When does affair recovery end?

When a reader unsubscribed with the message “My husband married his lover, I no longer need your help” I took notice. Her note was short and direct. I couldn’t ignore her. There was no emotion attached to it, just a quick statement that went straight into the heart of what I do.

The woman who sent me that message could not care less about how much her husband had changed; she didn’t even mention his name in her note. She was looking for closure but she wasn’t complaining: none of those usual things like “I feel like shit”, or “my life is miserable.” She remained cold and business-like .

Even though it was short and direct, there was something about it that conveyed a deep pain over what happened in her life. Although I want each of you to be able to work through the issues related to the affair, some spouses don’t want to work anything out.

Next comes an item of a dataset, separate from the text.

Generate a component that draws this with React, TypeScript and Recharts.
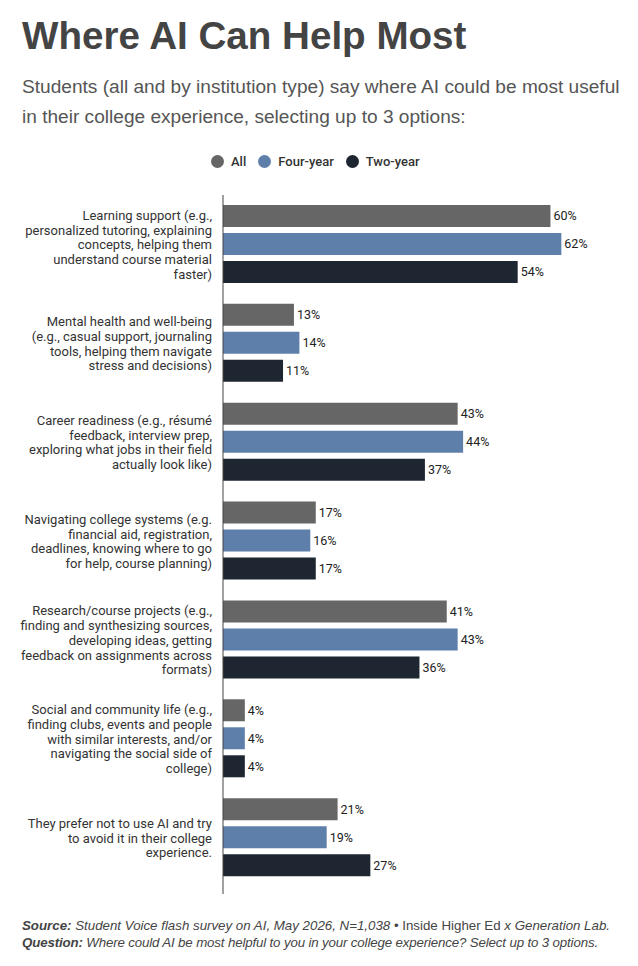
import React from "react";
import { BarChart, Bar, XAxis, YAxis, LabelList } from "recharts";

const categories = [
  "Learning support (e.g.,\npersonalized tutoring, explaining\nconcepts, helping them\nunderstand course material\nfaster)",
  "Mental health and well-being\n(e.g., casual support, journaling\ntools, helping them navigate\nstress and decisions)",
  "Career readiness (e.g., résumé\nfeedback, interview prep,\nexploring what jobs in their field\nactually look like)",
  "Navigating college systems (e.g.\nfinancial aid, registration,\ndeadlines, knowing where to go\nfor help, course planning)",
  "Research/course projects (e.g.,\nfinding and synthesizing sources,\ndeveloping ideas, getting\nfeedback on assignments across\nformats)",
  "Social and community life (e.g.,\nfinding clubs, events and people\nwith similar interests, and/or\nnavigating the social side of\ncollege)",
  "They prefer not to use AI and try\nto avoid it in their college\nexperience.",
];
const allValues = [60, 13, 43, 17, 41, 4, 21];
const fourYear = [62, 14, 44, 16, 43, 4, 19];
const twoYear = [54, 11, 37, 17, 36, 4, 27];

const COLORS = { all: "#666666", four: "#5f7fab", two: "#1e2631", text: "#333333" };

const data = categories.map((c, i) => ({
  cat: c,
  all: allValues[i],
  four: fourYear[i],
  two: twoYear[i],
}));

const LabelTick = (props: any) => {
  const { x, y, payload } = props;
  const lines: string[] = String(payload.value).split("\n");
  const lh = 14.7;
  const start = y - ((lines.length - 1) * lh) / 2;
  return (
    <text
      x={x - 3}
      y={start}
      textAnchor="end"
      dominantBaseline="central"
      fontFamily="Roboto"
      fontSize={13}
      fill={COLORS.text}
    >
      {lines.map((l, i) => (
        <tspan key={i} x={x - 3} y={start + i * lh}>
          {l}
        </tspan>
      ))}
    </text>
  );
};

const fmt = (v: any) => `${v}%`;
const labelStyle = { fontFamily: "Roboto", fontSize: 12.5, fill: "#222" };

const legendItems = [
  { name: "All", color: COLORS.all },
  { name: "Four-year", color: COLORS.four },
  { name: "Two-year", color: COLORS.two },
];

export default function App() {
  return (
    <div
      style={{
        position: "absolute",
        left: 0,
        top: 0,
        width: 638,
        height: 966,
        background: "#fff",
        fontFamily: "'Liberation Sans', Arial, sans-serif",
      }}
    >
      <div
        style={{
          position: "absolute",
          left: 22,
          top: 12,
          fontSize: 38.6,
          fontWeight: 700,
          color: "#444",
          lineHeight: "47px",
        }}
      >
        Where AI Can Help Most
      </div>
      <div
        style={{
          position: "absolute",
          left: 22,
          top: 72,
          width: 616,
          fontSize: 19.1,
          color: "#555",
          lineHeight: "30px",
          whiteSpace: "nowrap",
        }}
      >
        Students (all and by institution type) say where AI could be most useful
        <br />
        in their college experience, selecting up to 3 options:
      </div>
      <div
        style={{
          position: "absolute",
          left: 211,
          top: 154,
          display: "flex",
          alignItems: "center",
          fontFamily: "Roboto",
          fontSize: 13,
          fontWeight: 500,
          color: COLORS.text,
        }}
      >
        {legendItems.map((it) => (
          <div key={it.name} style={{ display: "flex", alignItems: "center", marginRight: 12 }}>
            <span
              style={{
                width: 13,
                height: 13,
                borderRadius: "50%",
                background: it.color,
                display: "inline-block",
                marginRight: 7,
              }}
            />
            {it.name}
          </div>
        ))}
      </div>
      <div style={{ position: "absolute", left: 0, top: 195 }}>
        <BarChart
          width={638}
          height={699}
          data={data}
          layout="vertical"
          margin={{ top: 0, right: 33, bottom: 0, left: 0 }}
          barSize={22}
          barGap={6}
        >
          <XAxis type="number" domain={[0, 70]} hide />
          <YAxis
            type="category"
            dataKey="cat"
            width={223}
            tickLine={false}
            axisLine={{ stroke: "#444" }}
            tick={<LabelTick />}
            interval={0}
            padding={{ top: 0, bottom: 7 }}
          />
          <Bar dataKey="all" fill={COLORS.all} isAnimationActive={false}>
            <LabelList dataKey="all" position="right" offset={3} formatter={fmt} style={labelStyle} />
          </Bar>
          <Bar dataKey="four" fill={COLORS.four} isAnimationActive={false}>
            <LabelList dataKey="four" position="right" offset={3} formatter={fmt} style={labelStyle} />
          </Bar>
          <Bar dataKey="two" fill={COLORS.two} isAnimationActive={false}>
            <LabelList dataKey="two" position="right" offset={3} formatter={fmt} style={labelStyle} />
          </Bar>
        </BarChart>
      </div>
      <div
        style={{
          position: "absolute",
          left: 22,
          top: 917,
          fontSize: 13.3,
          color: "#444",
          lineHeight: "17px",
          whiteSpace: "nowrap",
        }}
      >
        <b>
          <i>Source:</i>
        </b>{" "}
        <i>Student Voice flash survey on AI, May 2026, N=1,038</i> • Inside Higher Ed{" "}
        <i>x Generation Lab.</i>
        <br />
        <span style={{ letterSpacing: -0.15 }}>
          <b>
            <i>Question:</i>
          </b>{" "}
          <i>Where could AI be most helpful to you in your college experience? Select up to 3 options.</i>
        </span>
      </div>
    </div>
  );
}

They view the situation as an opportunity for change and they make those changes. In her case, he went ahead and married his lover. It’s that simple. He changed the course of both of their lives, something she wasn’t ready to do.

Some cheaters do end up marrying the lover, even though studies have found this happening only about 10% of time. I wish that number was lower. I also know that in terms of numbers, the likelihood of a couple surviving an affair is higher than not surviving one.

Her comment highlighted an area needing attention. That area concerns when affair recovery ends.

Does it end when your spouse marries someone else? In response, you have to ask yourself, whether or not you quit hurting when they marry someone else.

Your need for emotional healing, moving past the effects of trauma and forgiving doesn’t end when they marry someone else. If anything, you need those things more at that time than before.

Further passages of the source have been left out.